Records contained in a dataset —
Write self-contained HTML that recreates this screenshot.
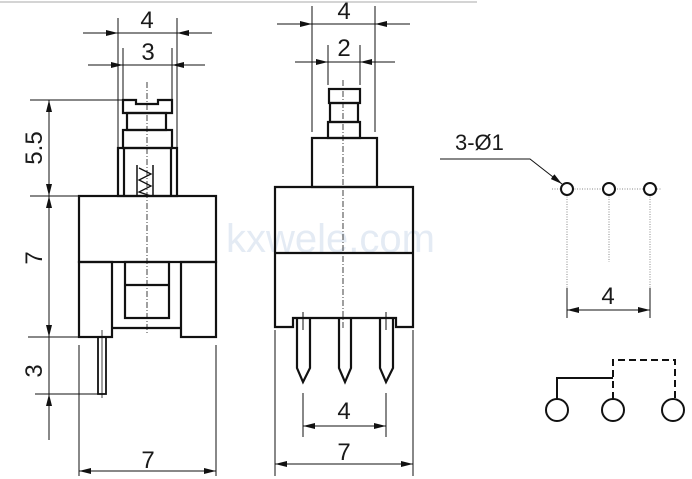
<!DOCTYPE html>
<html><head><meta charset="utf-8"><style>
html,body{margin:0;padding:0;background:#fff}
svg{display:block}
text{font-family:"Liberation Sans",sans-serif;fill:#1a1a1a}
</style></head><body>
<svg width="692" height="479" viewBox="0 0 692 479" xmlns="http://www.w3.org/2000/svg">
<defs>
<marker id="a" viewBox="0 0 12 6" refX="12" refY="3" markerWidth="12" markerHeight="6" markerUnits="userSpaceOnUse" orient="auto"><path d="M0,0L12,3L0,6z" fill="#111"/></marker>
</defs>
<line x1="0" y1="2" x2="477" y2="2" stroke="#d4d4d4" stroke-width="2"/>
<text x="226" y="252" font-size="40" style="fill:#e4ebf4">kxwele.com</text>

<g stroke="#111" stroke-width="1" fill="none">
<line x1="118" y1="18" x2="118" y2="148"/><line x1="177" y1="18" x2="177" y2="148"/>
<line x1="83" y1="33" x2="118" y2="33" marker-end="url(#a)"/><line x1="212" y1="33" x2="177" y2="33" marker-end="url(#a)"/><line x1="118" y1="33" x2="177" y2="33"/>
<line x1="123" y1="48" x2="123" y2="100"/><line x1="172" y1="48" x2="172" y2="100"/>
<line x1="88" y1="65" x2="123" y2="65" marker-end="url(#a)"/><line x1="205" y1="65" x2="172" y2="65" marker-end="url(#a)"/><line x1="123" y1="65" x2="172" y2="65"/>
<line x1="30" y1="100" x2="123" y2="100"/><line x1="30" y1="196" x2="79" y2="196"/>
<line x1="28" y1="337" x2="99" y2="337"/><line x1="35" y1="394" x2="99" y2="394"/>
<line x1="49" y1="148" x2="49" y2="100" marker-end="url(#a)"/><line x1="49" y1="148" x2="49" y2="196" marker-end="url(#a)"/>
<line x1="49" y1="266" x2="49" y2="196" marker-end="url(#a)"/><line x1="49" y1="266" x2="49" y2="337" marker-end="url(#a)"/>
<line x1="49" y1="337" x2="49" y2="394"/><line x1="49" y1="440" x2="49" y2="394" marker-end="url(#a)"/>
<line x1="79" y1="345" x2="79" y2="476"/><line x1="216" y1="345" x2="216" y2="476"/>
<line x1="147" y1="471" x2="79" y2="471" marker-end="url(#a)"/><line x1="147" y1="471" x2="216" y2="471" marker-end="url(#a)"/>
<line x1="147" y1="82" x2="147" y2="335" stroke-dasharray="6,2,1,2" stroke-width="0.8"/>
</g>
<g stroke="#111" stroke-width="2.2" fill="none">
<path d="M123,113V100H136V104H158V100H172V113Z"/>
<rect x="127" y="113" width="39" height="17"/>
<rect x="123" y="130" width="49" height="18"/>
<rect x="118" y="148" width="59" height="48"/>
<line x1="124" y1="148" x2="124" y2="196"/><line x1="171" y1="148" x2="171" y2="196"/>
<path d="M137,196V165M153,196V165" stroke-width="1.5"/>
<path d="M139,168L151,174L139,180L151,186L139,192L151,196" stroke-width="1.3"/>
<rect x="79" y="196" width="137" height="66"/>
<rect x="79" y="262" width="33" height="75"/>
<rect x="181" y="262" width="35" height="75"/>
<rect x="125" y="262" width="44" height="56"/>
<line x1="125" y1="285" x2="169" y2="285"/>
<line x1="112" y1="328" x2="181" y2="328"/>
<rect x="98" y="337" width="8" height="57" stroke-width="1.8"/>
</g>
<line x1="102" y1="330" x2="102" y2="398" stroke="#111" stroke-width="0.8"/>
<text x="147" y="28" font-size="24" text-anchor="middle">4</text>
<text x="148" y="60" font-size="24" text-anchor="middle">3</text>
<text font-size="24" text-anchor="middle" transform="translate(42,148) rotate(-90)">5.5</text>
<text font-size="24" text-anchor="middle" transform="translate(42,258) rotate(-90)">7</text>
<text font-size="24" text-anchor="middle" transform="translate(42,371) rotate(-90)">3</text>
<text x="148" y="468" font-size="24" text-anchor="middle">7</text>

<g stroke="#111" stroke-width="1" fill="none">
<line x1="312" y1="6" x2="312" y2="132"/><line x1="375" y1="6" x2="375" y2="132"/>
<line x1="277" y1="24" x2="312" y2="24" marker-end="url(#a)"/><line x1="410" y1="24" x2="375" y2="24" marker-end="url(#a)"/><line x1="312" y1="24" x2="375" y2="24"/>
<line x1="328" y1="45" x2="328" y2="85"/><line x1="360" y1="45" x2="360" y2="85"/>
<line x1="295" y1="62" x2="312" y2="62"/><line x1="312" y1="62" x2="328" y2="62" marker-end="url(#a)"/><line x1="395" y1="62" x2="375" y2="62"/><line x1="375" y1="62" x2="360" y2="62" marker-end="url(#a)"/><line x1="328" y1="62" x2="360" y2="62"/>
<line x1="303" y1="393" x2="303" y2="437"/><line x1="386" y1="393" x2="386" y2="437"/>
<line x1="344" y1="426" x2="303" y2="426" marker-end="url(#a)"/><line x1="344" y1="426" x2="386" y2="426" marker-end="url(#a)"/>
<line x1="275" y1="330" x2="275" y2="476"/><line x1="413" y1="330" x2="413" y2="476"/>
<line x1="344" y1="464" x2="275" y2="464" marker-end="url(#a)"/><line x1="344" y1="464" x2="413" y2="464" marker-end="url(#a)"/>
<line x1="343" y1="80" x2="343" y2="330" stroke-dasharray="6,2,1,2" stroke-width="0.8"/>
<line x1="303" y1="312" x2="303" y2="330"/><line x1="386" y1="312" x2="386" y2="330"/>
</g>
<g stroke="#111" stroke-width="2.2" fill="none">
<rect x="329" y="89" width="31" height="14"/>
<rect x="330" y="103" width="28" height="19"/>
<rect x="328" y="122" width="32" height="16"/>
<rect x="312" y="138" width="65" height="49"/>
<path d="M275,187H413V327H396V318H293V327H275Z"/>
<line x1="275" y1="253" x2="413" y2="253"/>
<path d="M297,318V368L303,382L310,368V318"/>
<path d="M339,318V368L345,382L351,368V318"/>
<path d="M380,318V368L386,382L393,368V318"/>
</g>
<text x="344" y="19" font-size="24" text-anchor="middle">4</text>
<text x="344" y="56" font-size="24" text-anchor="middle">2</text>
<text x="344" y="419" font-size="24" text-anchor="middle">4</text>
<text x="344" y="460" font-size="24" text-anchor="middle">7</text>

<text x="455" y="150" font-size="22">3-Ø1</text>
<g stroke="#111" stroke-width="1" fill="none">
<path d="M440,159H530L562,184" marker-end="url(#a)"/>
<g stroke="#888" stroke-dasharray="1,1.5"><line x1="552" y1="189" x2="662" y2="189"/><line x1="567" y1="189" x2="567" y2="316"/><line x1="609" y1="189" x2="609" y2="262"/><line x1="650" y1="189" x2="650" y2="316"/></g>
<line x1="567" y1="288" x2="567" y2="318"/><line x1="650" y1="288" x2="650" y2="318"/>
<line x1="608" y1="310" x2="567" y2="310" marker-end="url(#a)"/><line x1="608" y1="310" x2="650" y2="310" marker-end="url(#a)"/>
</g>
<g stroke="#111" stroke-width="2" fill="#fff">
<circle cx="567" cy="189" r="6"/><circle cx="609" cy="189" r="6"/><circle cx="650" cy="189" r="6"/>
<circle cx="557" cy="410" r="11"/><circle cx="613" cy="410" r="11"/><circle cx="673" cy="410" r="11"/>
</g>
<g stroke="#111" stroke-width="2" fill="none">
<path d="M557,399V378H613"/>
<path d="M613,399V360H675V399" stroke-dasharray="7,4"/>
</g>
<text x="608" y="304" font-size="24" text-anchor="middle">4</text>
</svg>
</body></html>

--

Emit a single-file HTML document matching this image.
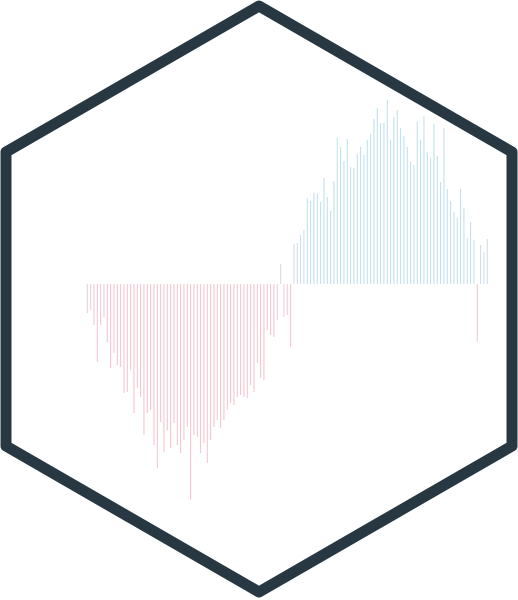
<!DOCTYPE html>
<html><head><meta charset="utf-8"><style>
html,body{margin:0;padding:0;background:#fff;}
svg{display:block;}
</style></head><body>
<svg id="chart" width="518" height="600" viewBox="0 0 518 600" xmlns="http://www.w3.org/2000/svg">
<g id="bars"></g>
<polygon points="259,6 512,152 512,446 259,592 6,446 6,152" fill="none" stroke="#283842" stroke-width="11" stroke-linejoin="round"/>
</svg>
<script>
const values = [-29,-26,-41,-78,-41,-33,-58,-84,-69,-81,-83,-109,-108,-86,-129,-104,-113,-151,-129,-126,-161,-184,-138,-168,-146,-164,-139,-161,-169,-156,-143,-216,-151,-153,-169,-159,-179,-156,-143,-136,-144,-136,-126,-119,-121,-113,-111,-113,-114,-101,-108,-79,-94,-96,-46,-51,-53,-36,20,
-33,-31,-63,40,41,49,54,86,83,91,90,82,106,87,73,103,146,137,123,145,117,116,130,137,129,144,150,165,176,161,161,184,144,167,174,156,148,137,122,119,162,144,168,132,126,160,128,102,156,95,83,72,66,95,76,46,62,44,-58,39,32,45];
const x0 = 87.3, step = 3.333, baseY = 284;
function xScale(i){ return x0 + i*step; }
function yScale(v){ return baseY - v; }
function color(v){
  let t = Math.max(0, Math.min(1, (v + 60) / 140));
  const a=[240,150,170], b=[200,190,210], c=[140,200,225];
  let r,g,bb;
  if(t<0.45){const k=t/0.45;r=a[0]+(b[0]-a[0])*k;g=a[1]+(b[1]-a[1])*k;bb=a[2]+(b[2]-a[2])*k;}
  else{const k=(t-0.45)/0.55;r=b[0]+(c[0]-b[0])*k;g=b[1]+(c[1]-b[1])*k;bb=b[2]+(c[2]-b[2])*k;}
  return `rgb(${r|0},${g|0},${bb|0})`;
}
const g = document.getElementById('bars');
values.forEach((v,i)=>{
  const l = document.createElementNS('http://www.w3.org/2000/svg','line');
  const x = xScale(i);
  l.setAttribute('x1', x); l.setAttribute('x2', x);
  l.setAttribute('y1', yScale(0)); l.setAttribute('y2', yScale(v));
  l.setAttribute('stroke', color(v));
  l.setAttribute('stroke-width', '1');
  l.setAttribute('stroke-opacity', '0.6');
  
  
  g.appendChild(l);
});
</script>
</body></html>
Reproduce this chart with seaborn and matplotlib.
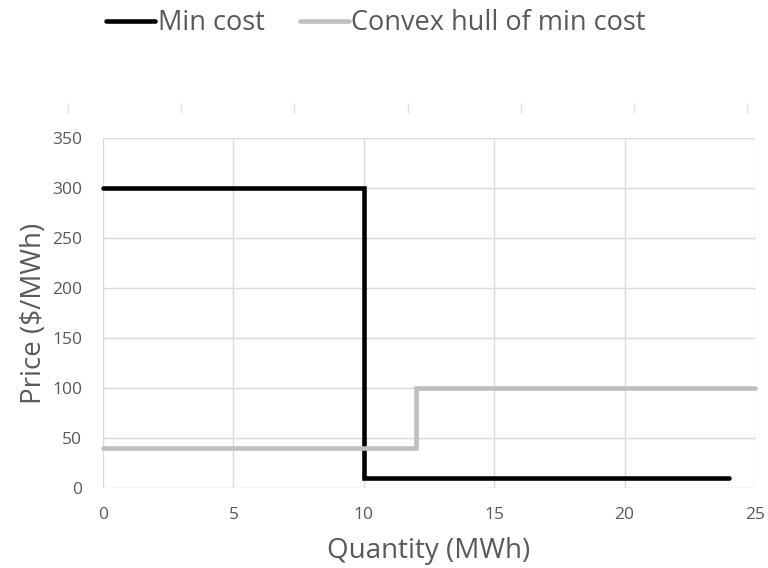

==

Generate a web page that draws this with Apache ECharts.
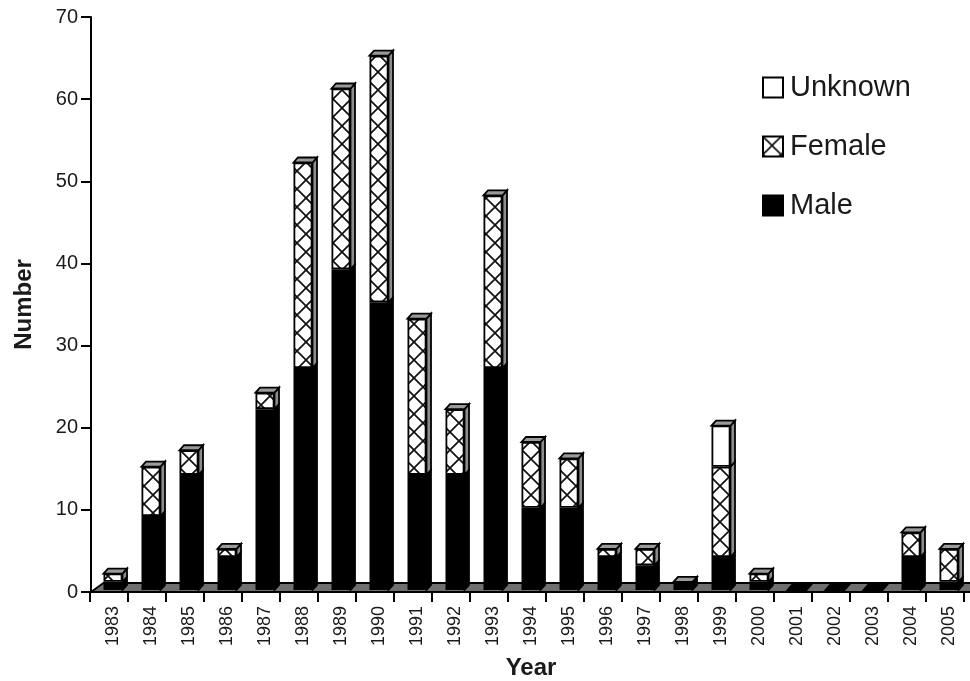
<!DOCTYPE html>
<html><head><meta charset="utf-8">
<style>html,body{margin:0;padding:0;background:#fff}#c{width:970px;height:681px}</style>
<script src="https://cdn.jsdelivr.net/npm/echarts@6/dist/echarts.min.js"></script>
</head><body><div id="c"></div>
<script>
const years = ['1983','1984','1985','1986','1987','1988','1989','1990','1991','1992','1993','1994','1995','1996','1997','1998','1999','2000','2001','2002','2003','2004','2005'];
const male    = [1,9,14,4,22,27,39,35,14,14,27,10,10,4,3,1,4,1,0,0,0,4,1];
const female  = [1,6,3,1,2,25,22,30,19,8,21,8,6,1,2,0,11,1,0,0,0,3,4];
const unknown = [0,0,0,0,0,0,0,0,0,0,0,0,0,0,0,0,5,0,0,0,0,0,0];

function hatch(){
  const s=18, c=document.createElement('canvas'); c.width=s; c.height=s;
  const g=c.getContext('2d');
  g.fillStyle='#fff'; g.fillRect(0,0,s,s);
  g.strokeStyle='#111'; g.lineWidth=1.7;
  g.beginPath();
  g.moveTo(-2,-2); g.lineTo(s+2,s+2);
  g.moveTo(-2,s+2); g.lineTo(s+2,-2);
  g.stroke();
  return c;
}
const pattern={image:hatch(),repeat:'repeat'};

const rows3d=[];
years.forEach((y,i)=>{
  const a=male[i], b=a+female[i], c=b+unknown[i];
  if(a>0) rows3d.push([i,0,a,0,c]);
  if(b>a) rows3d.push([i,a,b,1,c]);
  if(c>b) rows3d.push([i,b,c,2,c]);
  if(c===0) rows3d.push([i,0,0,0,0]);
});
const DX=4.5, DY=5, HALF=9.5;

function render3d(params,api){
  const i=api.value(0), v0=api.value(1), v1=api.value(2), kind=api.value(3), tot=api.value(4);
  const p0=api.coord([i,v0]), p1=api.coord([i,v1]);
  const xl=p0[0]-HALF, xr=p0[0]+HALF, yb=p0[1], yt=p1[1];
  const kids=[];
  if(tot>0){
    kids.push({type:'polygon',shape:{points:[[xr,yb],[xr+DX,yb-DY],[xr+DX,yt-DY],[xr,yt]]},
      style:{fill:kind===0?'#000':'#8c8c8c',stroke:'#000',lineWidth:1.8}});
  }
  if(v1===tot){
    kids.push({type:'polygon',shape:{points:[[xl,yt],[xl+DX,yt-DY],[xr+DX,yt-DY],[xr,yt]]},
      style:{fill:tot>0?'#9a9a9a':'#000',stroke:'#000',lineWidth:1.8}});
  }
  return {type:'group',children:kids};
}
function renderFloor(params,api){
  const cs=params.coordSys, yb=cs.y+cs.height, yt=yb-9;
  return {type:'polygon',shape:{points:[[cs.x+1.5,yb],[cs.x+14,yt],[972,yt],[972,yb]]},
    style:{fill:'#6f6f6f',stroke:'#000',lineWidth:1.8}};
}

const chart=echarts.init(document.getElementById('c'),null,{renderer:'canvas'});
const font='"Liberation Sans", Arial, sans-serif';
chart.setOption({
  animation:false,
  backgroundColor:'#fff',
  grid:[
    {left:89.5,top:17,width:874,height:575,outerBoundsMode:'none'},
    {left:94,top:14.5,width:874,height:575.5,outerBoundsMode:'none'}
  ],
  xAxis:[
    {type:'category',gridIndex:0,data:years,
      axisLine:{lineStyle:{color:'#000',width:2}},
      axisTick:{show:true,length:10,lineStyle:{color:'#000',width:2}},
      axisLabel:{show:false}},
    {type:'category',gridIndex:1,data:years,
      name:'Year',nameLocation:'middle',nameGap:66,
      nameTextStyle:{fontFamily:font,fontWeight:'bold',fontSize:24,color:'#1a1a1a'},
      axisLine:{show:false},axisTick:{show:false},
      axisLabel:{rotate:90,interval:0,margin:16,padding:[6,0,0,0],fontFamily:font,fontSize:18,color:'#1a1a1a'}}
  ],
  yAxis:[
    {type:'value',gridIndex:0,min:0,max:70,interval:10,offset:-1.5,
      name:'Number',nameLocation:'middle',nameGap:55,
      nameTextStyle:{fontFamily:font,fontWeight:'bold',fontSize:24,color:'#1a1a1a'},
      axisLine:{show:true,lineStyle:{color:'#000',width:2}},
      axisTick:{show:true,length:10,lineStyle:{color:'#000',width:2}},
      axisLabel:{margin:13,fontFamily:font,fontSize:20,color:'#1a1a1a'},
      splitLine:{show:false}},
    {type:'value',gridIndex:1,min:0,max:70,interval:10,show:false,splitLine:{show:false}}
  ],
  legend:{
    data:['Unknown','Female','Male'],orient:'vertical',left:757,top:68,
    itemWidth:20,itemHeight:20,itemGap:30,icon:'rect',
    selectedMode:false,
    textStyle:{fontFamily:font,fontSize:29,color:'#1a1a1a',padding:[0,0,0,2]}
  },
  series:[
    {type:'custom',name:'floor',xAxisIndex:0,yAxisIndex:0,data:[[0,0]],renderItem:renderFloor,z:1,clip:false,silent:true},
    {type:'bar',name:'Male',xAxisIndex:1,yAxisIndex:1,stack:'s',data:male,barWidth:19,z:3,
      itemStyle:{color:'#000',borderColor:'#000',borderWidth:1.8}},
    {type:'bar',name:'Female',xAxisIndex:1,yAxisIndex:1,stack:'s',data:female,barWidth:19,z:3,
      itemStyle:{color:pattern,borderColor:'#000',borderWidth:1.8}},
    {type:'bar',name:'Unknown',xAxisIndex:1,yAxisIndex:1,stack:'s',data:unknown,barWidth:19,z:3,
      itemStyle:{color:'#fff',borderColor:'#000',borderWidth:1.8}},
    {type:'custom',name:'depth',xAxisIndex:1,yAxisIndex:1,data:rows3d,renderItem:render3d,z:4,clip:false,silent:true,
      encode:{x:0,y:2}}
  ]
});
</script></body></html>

Exercise requirements — Leaving out the pictures, extract the stretch from the line holding "Generate a web" through the line holding "const unknown = [0,0,0,0,0,0,0,0,0,0,0,0,0,0,0,0,5,0,0,0,0,0,0];", word for word.

Solution —
Generate a web page that draws this with Apache ECharts.
<!DOCTYPE html>
<html><head><meta charset="utf-8">
<style>html,body{margin:0;padding:0;background:#fff}#c{width:970px;height:681px}</style>
<script src="https://cdn.jsdelivr.net/npm/echarts@6/dist/echarts.min.js"></script>
</head><body><div id="c"></div>
<script>
const years = ['1983','1984','1985','1986','1987','1988','1989','1990','1991','1992','1993','1994','1995','1996','1997','1998','1999','2000','2001','2002','2003','2004','2005'];
const male    = [1,9,14,4,22,27,39,35,14,14,27,10,10,4,3,1,4,1,0,0,0,4,1];
const female  = [1,6,3,1,2,25,22,30,19,8,21,8,6,1,2,0,11,1,0,0,0,3,4];
const unknown = [0,0,0,0,0,0,0,0,0,0,0,0,0,0,0,0,5,0,0,0,0,0,0];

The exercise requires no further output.